──────── EXCERPTED RECORDS ────────
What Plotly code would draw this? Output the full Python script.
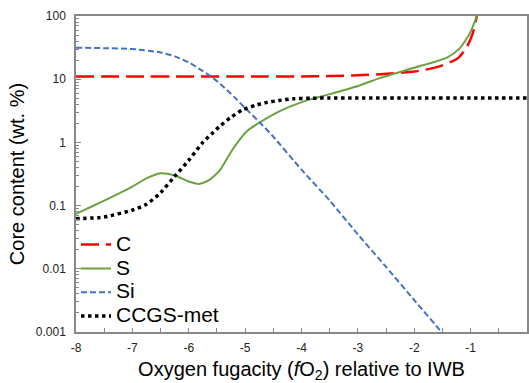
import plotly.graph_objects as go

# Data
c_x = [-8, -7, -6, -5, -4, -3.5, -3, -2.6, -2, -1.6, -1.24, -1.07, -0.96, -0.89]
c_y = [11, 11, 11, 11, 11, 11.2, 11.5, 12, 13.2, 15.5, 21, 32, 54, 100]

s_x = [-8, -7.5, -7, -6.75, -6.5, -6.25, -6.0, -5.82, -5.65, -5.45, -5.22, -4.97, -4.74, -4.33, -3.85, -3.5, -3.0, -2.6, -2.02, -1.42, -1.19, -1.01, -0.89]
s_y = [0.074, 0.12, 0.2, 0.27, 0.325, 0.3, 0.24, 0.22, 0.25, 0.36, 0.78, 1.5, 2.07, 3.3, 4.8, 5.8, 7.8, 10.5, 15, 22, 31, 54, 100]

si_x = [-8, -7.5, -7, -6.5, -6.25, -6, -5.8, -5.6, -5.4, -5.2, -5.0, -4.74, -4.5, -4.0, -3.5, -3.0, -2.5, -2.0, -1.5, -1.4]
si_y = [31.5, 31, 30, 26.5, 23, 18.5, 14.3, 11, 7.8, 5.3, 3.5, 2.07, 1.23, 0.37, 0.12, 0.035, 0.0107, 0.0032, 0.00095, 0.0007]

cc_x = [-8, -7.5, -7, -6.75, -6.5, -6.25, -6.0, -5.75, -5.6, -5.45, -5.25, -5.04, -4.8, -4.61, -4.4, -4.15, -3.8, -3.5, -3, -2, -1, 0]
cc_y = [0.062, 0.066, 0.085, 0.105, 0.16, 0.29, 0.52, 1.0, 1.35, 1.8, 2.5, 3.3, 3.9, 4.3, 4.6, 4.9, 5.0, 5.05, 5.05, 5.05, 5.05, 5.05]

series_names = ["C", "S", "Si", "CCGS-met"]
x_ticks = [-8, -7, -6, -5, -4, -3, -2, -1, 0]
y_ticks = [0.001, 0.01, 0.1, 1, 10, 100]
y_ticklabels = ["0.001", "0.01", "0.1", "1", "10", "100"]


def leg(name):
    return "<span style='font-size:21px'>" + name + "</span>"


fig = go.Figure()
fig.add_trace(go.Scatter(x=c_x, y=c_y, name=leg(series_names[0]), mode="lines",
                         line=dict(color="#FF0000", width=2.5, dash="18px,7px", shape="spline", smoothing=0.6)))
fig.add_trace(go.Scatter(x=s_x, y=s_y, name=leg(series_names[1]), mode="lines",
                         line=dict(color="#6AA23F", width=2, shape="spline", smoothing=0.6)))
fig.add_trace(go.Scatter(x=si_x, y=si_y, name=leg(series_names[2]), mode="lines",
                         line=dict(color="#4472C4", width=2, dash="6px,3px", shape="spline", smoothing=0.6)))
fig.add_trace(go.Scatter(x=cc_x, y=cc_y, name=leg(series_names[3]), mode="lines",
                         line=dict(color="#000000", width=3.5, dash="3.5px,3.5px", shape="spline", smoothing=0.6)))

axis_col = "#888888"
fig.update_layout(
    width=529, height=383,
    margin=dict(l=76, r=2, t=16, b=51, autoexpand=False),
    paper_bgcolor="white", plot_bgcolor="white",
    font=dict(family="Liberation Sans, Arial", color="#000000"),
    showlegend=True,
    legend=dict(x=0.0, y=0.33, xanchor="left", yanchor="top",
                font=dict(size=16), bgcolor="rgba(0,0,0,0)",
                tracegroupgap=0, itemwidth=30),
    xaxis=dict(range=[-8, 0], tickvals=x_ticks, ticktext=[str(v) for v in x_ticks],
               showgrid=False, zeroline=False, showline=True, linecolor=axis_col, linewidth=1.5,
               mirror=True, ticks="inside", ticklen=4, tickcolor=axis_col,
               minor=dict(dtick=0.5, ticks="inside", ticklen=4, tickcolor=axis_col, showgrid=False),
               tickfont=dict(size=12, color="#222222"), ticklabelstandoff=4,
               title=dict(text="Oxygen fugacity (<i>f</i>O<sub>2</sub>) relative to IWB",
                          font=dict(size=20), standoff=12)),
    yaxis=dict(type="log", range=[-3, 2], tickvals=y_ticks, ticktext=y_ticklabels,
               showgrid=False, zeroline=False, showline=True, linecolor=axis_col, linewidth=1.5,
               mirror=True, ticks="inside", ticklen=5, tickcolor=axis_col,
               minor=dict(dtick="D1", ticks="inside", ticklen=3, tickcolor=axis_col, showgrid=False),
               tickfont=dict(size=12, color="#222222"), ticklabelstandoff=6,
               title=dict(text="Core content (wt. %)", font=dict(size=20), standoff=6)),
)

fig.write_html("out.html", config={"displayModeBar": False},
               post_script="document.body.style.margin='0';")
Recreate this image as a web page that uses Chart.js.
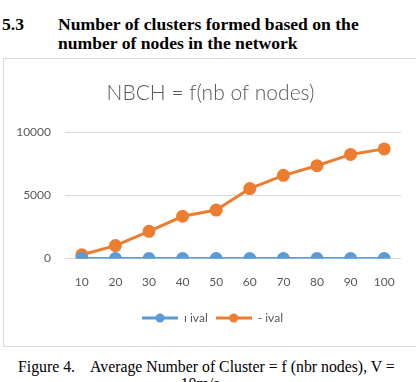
────────
Write out again exactly the lines from the start of the data above through the line containing "31, 54, 100]", inclusive, excluding any pictures.

What Plotly code would draw this? Output the full Python script.
import plotly.graph_objects as go

# Data
c_x = [-8, -7, -6, -5, -4, -3.5, -3, -2.6, -2, -1.6, -1.24, -1.07, -0.96, -0.89]
c_y = [11, 11, 11, 11, 11, 11.2, 11.5, 12, 13.2, 15.5, 21, 32, 54, 100]

s_x = [-8, -7.5, -7, -6.75, -6.5, -6.25, -6.0, -5.82, -5.65, -5.45, -5.22, -4.97, -4.74, -4.33, -3.85, -3.5, -3.0, -2.6, -2.02, -1.42, -1.19, -1.01, -0.89]
s_y = [0.074, 0.12, 0.2, 0.27, 0.325, 0.3, 0.24, 0.22, 0.25, 0.36, 0.78, 1.5, 2.07, 3.3, 4.8, 5.8, 7.8, 10.5, 15, 22, 31, 54, 100]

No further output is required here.